Israel obtains four of the seven Dead Sea Scrolls.
Israel
Israel, officially the State of Israel, is a country in the Southern Levant region of West Asia. It shares borders with Lebanon to the north, Syria to the north-east, Jordan to the east, Egypt to the south-west and the Mediterranean Sea to the west. It occupies the Palestinian territories of the West Bank in the east and the Gaza Strip in the south-west, as well as the Syrian Golan Heights in the northeast. Israel also has a small coastline on the Red Sea at its southernmost point, and part of the Dead Sea lies along its eastern border. Its proclaimed capital is Jerusalem, while Tel Aviv is its largest urban area and economic centre.
Dead Sea Scrolls
The Dead Sea Scrolls, in the narrow sense identical with the Qumran Caves Scrolls, are a set of ancient Jewish manuscripts from the Second Temple period.

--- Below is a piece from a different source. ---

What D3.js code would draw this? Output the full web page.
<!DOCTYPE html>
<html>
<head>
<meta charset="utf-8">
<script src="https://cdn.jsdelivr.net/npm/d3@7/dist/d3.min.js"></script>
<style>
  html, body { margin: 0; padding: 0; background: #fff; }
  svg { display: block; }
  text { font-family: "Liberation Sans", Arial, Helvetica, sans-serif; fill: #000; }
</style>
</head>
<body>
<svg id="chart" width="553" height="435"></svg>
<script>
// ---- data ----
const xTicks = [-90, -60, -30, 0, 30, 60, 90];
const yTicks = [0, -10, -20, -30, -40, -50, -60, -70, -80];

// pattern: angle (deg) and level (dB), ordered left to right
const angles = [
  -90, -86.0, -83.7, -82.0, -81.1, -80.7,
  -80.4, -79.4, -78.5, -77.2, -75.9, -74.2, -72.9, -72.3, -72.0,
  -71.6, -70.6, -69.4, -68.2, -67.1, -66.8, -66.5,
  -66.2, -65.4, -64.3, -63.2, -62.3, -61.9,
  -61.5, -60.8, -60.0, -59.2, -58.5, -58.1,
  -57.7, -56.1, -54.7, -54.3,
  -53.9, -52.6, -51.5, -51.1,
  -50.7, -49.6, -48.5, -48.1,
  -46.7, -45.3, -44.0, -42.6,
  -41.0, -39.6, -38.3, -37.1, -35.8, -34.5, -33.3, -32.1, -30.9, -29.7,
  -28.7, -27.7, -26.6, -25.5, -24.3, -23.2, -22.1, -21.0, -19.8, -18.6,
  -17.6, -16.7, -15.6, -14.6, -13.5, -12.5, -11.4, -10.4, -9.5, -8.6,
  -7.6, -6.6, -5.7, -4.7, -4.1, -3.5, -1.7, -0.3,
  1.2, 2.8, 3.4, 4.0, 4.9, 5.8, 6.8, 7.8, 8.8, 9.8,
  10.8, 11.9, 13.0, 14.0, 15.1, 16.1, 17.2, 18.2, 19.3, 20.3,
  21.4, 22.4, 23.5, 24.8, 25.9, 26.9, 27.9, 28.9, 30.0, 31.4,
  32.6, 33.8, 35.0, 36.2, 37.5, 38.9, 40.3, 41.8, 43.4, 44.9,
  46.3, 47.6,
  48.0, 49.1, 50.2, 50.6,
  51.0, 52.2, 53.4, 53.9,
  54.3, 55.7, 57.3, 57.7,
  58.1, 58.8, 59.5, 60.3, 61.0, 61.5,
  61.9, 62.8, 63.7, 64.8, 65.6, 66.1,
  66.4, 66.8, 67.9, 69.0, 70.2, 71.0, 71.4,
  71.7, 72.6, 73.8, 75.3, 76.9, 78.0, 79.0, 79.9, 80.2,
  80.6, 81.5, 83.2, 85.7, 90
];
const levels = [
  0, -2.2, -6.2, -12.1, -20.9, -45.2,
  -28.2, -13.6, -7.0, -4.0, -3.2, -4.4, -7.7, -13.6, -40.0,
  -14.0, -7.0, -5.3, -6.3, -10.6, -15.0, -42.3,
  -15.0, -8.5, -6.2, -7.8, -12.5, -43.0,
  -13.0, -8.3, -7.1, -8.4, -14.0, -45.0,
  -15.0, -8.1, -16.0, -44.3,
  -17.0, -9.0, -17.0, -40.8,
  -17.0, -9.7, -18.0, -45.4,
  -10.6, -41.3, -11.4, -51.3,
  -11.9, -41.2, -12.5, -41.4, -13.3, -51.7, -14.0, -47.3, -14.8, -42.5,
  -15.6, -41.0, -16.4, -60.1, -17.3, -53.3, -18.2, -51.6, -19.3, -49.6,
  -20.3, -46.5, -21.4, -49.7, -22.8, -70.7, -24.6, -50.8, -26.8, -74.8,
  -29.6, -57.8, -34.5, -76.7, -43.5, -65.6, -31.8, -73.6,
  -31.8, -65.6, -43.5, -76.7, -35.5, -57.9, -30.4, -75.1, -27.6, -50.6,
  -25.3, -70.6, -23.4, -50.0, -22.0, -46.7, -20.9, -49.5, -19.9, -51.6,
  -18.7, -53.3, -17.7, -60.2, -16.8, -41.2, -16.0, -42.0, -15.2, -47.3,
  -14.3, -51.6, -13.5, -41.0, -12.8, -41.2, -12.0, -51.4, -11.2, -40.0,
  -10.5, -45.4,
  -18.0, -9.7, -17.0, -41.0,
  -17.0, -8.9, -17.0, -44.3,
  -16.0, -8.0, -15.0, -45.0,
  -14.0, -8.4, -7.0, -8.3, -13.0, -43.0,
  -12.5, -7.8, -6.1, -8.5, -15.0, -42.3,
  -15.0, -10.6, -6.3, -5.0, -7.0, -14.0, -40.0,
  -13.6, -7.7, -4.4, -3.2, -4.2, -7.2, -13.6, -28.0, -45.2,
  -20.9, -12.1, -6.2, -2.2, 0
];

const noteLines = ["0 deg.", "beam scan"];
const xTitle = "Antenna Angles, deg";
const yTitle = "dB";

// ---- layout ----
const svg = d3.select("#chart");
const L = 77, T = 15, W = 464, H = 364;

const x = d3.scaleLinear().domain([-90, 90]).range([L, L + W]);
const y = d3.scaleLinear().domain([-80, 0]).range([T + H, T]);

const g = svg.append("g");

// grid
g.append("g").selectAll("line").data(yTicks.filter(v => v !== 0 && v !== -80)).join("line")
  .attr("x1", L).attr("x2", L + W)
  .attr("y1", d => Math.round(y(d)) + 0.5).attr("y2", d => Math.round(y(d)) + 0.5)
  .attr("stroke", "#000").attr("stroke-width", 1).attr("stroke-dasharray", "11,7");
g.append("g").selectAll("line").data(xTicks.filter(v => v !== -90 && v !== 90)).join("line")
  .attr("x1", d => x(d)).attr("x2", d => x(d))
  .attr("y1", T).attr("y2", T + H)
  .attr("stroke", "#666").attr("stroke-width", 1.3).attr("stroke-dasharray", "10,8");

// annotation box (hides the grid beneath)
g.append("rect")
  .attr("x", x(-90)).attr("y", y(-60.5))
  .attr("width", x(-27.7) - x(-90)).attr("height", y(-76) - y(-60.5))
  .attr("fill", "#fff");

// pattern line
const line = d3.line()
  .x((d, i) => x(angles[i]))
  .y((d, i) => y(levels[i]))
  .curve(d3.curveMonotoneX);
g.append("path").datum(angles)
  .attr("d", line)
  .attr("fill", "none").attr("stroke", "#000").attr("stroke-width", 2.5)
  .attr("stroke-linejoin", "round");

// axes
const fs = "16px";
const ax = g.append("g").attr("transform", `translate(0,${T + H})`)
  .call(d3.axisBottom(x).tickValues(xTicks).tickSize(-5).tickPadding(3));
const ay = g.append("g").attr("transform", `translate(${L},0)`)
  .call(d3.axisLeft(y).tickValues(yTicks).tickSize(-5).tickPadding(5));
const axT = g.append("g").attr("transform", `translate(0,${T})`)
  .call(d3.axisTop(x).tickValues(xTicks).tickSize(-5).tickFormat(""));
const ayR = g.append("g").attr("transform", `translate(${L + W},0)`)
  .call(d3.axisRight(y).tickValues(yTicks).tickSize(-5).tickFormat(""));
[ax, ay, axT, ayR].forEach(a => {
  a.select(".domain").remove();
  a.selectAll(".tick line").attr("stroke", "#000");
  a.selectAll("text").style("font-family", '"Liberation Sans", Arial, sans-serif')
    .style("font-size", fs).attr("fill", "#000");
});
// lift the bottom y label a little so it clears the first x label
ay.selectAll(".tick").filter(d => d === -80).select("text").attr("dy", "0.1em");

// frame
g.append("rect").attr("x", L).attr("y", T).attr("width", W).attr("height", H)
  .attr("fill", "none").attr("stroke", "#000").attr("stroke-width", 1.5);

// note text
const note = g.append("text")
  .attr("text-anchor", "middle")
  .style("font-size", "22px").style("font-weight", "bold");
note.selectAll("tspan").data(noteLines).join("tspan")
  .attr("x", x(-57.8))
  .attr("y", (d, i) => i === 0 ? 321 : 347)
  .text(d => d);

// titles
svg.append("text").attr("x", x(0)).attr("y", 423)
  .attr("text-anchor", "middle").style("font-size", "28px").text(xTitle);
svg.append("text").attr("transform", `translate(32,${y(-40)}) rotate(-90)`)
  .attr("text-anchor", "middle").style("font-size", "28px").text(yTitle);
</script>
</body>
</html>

They were discovered over a period of ten years, between 1946 and 1956, at the Qumran Caves near Ein Feshkha in the West Bank, on the northern shore of the Dead Sea. Dating from the 3rd century BCE to the 1st century CE, the Dead Sea Scrolls include the oldest surviving manuscripts of entire books later included in the biblical canons, including deuterocanonical manuscripts from late Second Temple Judaism and extrabiblical books. At the same time, they cast new light on the emergence of Christianity and of Rabbinic Judaism. In the wider sense, the Dead Sea Scrolls also include similar findings from elsewhere in the Judaean Desert, of which some are from later centuries. Almost all of the 15,000 scrolls and scroll fragments are held in the Shrine of the Book at the Israel Museum located in Jerusalem.